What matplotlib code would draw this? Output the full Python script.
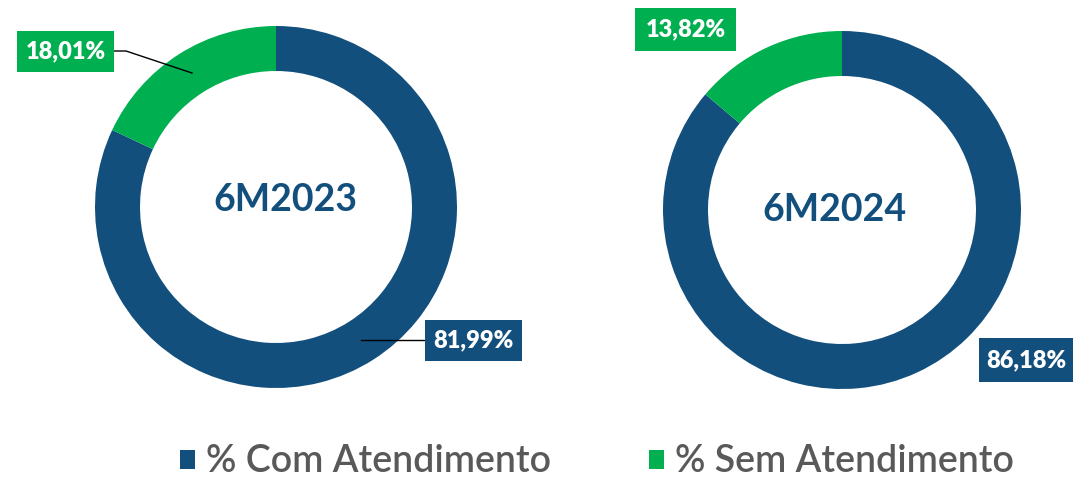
import matplotlib.pyplot as plt
from matplotlib.patches import Rectangle, Patch

# dados
periodos = ['6M2023', '6M2024']
com_atendimento = [81.99, 86.18]
sem_atendimento = [18.01, 13.82]
categorias = ['% Com Atendimento', '% Sem Atendimento']

azul = '#124F7D'
verde = '#00B050'
cinza = '#595959'

W, H = 1074, 478
fig = plt.figure(figsize=(W / 100, H / 100), dpi=100)
ax = fig.add_axes([0, 0, 1, 1])

# centros e raios em pixels (y a partir de baixo)
centros = [(276, H - 207), (842, H - 210)]
raios = [181, 179]
textos_centro = [(285, H - 200), (834, H - 210)]

for i in range(2):
    ax.pie([com_atendimento[i], sem_atendimento[i]], colors=[azul, verde],
           startangle=90, counterclock=False, center=centros[i], radius=raios[i],
           wedgeprops=dict(width=45, linewidth=0))
    ax.text(*textos_centro[i], periodos[i], ha='center', va='center',
            fontsize=27, fontweight='bold', color=azul, family='Lato')

def rotulo(x0, y0, x1, y1, txt, cor):
    ax.add_patch(Rectangle((x0, H - y1), x1 - x0, y1 - y0, facecolor=cor,
                           edgecolor='none', zorder=5))
    ax.text((x0 + x1) / 2, H - (y0 + y1) / 2, txt, ha='center', va='center',
            fontsize=17, fontweight='heavy', color='white', family='Lato',
            zorder=6)

def fmt(v):
    return ('%.2f%%' % v).replace('.', ',')

# rotulos 6M2023
rotulo(17, 31, 114, 72, fmt(sem_atendimento[0]), verde)
ax.plot([114, 126, 192], [H - 51, H - 51, H - 73], color='black', lw=1, zorder=4)
rotulo(425, 320, 522, 361, fmt(com_atendimento[0]), azul)
ax.plot([361, 425], [H - 340, H - 340], color='black', lw=1, zorder=4)

# rotulos 6M2024
rotulo(635, 8, 736, 51, fmt(sem_atendimento[1]), verde)
rotulo(979, 338, 1073, 382, fmt(com_atendimento[1]), azul)

ax.set_xlim(0, W)
ax.set_ylim(0, H)
ax.set_aspect('equal')
ax.axis('off')

handles = [Patch(facecolor=azul), Patch(facecolor=verde)]
leg = ax.legend(handles, categorias, loc='center', bbox_to_anchor=(597 / W, 16 / H),
                ncol=2, frameon=False, handlelength=0.4,
                handleheight=0.4, handletextpad=0.3, columnspacing=2.6,
                prop={'family': 'Lato', 'size': 27, 'weight': 'semibold'})
for t in leg.get_texts():
    t.set_color(cinza)

fig.savefig('out.png', dpi=100)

____

### Given problem
Please repeat exactly the data above from its first line to the line that contains "fontsize=27, fontweight='bold', color=azul, family='Lato')", inclusive, and leave every picture out.

### Answer
What matplotlib code would draw this? Output the full Python script.
import matplotlib.pyplot as plt
from matplotlib.patches import Rectangle, Patch

# dados
periodos = ['6M2023', '6M2024']
com_atendimento = [81.99, 86.18]
sem_atendimento = [18.01, 13.82]
categorias = ['% Com Atendimento', '% Sem Atendimento']

azul = '#124F7D'
verde = '#00B050'
cinza = '#595959'

W, H = 1074, 478
fig = plt.figure(figsize=(W / 100, H / 100), dpi=100)
ax = fig.add_axes([0, 0, 1, 1])

# centros e raios em pixels (y a partir de baixo)
centros = [(276, H - 207), (842, H - 210)]
raios = [181, 179]
textos_centro = [(285, H - 200), (834, H - 210)]

for i in range(2):
    ax.pie([com_atendimento[i], sem_atendimento[i]], colors=[azul, verde],
           startangle=90, counterclock=False, center=centros[i], radius=raios[i],
           wedgeprops=dict(width=45, linewidth=0))
    ax.text(*textos_centro[i], periodos[i], ha='center', va='center',
            fontsize=27, fontweight='bold', color=azul, family='Lato')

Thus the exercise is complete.